> [STATED GOAL] Reproduce, exactly and in full, the lines from the one with "Convert this chart to D3.js code." through the one with "Serif', 'Times New" in the data below; drop pictures.
## Start
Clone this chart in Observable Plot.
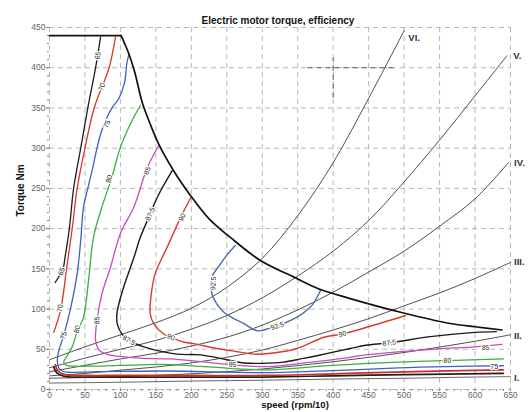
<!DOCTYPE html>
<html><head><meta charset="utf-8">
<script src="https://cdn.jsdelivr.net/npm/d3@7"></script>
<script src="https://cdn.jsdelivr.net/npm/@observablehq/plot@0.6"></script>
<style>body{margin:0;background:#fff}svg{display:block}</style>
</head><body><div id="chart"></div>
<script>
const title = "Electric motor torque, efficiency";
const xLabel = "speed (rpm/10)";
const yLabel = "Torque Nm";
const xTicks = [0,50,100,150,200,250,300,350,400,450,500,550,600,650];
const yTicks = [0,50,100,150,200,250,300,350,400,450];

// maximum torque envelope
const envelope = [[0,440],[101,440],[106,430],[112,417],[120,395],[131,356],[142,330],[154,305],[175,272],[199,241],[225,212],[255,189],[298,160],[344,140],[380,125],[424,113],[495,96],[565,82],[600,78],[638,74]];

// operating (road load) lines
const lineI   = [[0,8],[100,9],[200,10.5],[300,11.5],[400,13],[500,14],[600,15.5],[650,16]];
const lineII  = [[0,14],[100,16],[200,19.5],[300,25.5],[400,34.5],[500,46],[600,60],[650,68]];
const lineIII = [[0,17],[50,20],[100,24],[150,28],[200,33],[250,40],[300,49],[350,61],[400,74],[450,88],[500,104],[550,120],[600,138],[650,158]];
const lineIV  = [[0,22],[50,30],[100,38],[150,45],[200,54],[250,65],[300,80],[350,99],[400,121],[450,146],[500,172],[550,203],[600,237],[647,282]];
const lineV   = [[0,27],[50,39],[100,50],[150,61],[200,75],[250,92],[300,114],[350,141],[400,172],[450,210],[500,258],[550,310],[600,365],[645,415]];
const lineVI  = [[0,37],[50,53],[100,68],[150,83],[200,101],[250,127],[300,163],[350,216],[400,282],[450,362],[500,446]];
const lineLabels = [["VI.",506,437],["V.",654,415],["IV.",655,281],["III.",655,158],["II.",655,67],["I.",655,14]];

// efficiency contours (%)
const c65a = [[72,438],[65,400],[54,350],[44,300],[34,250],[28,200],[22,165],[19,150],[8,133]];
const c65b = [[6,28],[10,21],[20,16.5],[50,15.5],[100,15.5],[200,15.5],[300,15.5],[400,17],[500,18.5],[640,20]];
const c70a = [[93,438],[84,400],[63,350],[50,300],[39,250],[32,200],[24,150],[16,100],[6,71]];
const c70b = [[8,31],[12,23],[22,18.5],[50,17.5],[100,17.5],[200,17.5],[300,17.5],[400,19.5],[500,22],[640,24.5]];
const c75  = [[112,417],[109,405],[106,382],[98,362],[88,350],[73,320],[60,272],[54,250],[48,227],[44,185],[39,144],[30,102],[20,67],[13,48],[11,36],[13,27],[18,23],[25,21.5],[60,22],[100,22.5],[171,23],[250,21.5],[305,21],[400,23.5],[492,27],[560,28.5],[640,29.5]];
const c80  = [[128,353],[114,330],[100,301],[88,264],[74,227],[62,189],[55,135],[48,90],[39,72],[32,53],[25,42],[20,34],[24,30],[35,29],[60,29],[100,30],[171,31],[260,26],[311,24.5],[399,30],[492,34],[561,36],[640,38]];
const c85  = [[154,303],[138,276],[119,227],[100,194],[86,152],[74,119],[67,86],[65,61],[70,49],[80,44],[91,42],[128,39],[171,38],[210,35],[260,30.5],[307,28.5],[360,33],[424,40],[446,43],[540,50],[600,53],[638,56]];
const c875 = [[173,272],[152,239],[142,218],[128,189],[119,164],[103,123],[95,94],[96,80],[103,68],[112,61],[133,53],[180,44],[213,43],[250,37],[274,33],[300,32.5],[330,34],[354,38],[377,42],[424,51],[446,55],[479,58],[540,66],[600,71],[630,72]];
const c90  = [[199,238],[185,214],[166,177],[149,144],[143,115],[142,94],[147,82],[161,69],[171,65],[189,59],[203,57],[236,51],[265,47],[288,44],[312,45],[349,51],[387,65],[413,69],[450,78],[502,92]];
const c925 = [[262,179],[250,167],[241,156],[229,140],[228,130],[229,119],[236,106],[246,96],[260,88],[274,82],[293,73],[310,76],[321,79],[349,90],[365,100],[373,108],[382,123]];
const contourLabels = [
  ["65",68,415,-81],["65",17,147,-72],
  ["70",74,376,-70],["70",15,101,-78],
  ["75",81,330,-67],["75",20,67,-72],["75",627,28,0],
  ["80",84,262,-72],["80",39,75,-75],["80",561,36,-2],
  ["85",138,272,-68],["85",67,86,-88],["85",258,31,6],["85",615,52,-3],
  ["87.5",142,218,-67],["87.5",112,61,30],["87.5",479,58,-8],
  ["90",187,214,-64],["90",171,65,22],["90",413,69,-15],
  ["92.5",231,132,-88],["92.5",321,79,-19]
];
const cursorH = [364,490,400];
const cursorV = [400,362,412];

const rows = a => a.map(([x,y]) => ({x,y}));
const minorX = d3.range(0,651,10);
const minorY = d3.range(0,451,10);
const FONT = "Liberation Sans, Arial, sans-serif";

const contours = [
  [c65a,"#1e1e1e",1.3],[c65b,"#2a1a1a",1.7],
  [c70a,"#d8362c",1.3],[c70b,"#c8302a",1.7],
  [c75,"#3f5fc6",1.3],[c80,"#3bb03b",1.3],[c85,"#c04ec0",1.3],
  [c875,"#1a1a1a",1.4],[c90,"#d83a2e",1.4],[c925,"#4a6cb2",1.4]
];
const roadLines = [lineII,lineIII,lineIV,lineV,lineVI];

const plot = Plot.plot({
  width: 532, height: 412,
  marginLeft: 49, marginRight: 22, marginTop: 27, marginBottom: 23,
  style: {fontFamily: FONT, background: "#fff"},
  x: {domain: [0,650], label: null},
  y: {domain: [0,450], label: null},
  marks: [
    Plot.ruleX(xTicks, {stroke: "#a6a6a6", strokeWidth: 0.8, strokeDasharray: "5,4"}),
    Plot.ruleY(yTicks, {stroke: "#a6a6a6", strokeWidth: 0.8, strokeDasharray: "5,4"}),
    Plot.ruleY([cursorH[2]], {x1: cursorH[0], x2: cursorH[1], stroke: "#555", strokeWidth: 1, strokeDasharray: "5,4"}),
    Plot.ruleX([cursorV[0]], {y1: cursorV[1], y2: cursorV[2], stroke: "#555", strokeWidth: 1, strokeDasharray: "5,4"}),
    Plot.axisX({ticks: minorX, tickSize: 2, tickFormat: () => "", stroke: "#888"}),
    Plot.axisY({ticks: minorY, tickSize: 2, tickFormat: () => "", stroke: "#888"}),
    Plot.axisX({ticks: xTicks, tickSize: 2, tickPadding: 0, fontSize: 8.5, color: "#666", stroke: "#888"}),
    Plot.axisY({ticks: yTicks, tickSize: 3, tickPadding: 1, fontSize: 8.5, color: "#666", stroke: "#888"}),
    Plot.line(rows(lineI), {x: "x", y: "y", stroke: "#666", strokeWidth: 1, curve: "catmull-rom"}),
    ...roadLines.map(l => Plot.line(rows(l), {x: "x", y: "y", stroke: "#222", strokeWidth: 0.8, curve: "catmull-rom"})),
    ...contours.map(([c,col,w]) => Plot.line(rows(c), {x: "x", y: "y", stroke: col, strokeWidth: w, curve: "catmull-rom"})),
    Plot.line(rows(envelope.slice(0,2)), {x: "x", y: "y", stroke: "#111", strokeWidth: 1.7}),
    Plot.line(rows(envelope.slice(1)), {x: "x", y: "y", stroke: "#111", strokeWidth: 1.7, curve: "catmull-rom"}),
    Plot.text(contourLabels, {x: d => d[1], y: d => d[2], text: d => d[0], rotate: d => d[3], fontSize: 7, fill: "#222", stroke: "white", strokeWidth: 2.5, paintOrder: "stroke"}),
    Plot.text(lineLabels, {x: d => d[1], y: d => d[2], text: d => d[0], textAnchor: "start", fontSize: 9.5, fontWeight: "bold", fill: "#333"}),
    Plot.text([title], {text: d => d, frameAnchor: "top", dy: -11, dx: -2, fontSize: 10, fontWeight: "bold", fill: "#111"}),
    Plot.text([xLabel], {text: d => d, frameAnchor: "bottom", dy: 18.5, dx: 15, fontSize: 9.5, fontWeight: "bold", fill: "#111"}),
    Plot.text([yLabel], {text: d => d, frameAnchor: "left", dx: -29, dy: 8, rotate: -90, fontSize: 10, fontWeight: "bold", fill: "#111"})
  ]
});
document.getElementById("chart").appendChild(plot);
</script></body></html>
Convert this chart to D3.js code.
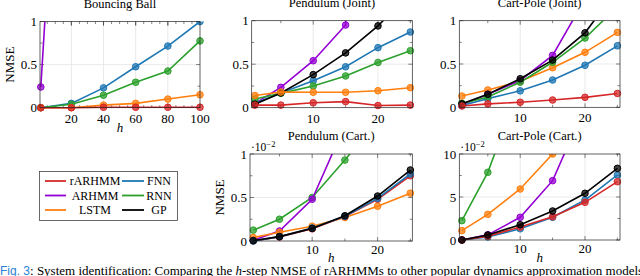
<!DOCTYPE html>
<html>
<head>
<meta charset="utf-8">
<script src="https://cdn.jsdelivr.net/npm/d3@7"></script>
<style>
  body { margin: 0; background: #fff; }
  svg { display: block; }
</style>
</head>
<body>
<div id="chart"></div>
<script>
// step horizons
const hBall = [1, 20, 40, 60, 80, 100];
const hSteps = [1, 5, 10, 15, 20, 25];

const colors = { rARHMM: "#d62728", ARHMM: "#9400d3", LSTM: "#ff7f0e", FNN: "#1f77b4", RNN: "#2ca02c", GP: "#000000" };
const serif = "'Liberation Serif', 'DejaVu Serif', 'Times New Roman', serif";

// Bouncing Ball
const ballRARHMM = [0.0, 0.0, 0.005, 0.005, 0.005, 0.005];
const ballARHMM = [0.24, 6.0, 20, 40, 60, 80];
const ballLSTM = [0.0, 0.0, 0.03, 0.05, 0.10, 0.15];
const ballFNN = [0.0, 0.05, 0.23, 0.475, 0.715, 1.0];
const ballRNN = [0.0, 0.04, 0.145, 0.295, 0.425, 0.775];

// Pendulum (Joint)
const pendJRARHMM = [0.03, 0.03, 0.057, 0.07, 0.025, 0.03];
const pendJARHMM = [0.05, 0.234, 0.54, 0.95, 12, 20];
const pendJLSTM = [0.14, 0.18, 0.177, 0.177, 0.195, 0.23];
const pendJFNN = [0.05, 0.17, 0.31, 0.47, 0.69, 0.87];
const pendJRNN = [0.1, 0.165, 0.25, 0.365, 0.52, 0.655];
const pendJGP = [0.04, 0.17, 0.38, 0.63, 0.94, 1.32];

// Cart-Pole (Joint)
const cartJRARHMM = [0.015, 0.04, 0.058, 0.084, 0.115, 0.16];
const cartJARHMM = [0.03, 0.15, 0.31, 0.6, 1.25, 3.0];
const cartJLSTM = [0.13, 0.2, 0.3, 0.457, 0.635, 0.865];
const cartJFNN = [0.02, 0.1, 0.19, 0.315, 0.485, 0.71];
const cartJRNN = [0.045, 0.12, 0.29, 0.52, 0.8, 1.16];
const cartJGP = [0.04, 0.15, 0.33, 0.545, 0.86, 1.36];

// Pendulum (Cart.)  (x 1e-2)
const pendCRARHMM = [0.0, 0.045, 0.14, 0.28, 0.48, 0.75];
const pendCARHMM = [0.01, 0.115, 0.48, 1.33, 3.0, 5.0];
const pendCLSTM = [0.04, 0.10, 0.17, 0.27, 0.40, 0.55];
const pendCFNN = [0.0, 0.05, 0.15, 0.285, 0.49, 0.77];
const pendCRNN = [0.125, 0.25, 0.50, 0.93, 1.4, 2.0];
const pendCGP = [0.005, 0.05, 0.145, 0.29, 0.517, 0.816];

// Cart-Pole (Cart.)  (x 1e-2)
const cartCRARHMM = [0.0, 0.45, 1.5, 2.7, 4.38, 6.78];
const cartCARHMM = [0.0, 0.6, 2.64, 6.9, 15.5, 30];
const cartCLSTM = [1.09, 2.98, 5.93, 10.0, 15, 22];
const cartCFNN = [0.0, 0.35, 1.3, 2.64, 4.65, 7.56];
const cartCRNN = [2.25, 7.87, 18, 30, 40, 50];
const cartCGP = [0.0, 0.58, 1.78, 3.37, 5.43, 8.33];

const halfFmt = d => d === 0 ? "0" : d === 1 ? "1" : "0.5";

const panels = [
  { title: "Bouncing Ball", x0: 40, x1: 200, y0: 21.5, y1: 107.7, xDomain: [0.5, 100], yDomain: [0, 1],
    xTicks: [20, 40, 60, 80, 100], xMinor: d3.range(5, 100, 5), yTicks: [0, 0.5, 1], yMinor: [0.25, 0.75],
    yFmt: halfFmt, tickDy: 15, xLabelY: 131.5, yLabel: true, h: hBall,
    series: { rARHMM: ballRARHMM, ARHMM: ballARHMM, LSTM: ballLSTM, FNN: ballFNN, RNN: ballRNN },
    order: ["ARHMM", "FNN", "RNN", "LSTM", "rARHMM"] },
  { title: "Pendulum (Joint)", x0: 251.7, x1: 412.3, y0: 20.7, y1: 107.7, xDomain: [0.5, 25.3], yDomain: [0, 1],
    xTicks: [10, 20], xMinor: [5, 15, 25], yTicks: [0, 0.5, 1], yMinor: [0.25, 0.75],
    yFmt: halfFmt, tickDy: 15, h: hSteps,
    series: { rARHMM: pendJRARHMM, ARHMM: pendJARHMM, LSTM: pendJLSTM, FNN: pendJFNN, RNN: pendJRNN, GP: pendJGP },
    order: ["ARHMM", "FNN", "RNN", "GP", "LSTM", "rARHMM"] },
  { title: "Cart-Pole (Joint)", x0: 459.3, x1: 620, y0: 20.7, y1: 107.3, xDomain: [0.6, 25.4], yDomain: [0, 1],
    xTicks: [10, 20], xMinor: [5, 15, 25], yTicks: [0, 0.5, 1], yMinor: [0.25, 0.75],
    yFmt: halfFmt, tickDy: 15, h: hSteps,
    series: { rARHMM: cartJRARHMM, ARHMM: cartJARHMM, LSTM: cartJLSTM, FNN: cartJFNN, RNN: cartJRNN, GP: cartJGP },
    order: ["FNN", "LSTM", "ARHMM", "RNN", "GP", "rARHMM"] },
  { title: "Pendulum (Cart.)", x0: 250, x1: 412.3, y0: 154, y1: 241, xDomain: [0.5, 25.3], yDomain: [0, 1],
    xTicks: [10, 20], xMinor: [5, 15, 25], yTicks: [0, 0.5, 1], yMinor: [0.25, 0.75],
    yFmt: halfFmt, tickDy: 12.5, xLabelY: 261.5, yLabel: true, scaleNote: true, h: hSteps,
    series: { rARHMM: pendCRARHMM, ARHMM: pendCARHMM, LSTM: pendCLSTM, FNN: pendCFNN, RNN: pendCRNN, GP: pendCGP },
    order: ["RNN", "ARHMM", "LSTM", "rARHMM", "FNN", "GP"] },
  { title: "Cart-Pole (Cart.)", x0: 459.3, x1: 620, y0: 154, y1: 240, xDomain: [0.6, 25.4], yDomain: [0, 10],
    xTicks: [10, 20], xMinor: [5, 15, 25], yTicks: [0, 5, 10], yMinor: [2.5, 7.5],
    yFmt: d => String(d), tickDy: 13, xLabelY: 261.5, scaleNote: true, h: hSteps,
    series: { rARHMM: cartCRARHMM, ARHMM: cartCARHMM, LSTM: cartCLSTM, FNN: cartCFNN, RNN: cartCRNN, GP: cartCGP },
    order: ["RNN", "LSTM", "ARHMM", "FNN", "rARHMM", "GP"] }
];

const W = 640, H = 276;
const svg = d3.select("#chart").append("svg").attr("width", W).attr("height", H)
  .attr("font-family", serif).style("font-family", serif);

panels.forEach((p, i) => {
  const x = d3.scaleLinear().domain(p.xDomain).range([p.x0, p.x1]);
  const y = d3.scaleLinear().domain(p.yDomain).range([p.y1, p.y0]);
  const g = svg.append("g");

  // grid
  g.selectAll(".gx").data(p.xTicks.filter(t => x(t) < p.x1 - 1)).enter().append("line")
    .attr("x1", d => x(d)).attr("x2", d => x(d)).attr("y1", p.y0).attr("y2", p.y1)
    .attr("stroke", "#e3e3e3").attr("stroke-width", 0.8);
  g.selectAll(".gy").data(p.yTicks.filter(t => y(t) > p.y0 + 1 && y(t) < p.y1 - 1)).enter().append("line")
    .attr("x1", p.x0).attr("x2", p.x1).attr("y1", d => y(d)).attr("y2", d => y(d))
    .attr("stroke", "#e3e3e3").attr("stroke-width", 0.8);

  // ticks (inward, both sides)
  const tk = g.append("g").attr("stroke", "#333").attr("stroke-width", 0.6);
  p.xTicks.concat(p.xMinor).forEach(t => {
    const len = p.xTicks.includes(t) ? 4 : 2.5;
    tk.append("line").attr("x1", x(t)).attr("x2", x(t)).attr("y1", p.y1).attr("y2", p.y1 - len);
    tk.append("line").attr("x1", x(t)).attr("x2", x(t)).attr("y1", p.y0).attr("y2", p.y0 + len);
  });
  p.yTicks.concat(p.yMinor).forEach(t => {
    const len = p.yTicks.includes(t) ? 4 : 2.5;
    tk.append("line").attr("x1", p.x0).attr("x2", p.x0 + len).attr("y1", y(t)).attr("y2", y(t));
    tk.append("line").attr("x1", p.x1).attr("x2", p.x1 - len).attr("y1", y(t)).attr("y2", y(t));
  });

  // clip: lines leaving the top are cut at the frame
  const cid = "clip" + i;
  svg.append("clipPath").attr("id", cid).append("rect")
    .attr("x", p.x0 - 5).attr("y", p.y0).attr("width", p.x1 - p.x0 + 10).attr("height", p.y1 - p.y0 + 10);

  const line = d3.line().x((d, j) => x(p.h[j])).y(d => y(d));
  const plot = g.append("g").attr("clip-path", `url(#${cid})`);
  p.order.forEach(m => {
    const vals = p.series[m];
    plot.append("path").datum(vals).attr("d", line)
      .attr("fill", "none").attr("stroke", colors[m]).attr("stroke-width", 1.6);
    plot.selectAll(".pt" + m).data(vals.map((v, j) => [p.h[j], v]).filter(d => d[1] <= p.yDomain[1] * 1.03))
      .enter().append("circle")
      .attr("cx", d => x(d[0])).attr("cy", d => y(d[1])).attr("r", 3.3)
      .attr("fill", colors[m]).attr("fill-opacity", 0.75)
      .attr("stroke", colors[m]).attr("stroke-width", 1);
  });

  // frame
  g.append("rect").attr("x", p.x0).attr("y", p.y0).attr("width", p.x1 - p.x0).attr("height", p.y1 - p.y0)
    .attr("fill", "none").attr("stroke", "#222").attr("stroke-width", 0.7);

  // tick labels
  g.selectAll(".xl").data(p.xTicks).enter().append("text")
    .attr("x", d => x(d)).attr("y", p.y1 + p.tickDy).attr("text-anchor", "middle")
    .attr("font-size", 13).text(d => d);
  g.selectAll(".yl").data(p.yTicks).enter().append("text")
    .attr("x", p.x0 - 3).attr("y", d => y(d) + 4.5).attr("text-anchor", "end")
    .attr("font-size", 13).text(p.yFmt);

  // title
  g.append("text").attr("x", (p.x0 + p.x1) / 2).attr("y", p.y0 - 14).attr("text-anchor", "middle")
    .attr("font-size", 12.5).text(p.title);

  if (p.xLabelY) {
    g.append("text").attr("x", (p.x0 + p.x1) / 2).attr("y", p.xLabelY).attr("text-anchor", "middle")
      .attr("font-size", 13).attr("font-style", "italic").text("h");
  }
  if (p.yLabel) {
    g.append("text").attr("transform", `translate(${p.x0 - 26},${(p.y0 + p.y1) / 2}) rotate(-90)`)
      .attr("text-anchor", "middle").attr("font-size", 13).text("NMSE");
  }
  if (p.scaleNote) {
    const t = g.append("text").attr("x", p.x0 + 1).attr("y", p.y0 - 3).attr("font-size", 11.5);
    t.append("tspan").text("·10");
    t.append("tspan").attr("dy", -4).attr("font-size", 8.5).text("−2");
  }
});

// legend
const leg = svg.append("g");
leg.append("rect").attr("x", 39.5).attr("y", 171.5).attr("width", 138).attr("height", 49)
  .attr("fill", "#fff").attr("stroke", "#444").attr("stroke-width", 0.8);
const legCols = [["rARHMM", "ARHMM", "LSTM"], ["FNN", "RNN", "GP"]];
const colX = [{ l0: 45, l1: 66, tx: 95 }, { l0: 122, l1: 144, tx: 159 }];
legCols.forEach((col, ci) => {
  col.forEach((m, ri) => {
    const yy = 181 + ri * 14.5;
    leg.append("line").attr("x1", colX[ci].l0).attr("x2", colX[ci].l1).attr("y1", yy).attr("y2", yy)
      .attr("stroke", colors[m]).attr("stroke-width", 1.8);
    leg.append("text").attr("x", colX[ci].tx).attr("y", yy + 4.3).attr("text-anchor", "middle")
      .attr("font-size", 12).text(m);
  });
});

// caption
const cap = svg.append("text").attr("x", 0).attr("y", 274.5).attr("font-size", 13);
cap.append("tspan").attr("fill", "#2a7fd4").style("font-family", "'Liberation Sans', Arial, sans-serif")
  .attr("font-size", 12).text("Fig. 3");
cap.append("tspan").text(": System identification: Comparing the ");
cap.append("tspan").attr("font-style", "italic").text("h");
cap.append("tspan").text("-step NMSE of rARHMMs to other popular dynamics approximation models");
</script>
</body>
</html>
## End
> [RESPONSE FOR THIS EXERCISE]
Convert this chart to D3.js code.
<!DOCTYPE html>
<html>
<head>
<meta charset="utf-8">
<script src="https://cdn.jsdelivr.net/npm/d3@7"></script>
<style>
  body { margin: 0; background: #fff; }
  svg { display: block; }
</style>
</head>
<body>
<div id="chart"></div>
<script>
// step horizons
const hBall = [1, 20, 40, 60, 80, 100];
const hSteps = [1, 5, 10, 15, 20, 25];

const colors = { rARHMM: "#d62728", ARHMM: "#9400d3", LSTM: "#ff7f0e", FNN: "#1f77b4", RNN: "#2ca02c", GP: "#000000" };
const serif = "'Liberation Serif', 'DejaVu Serif', 'Times New Roman', serif";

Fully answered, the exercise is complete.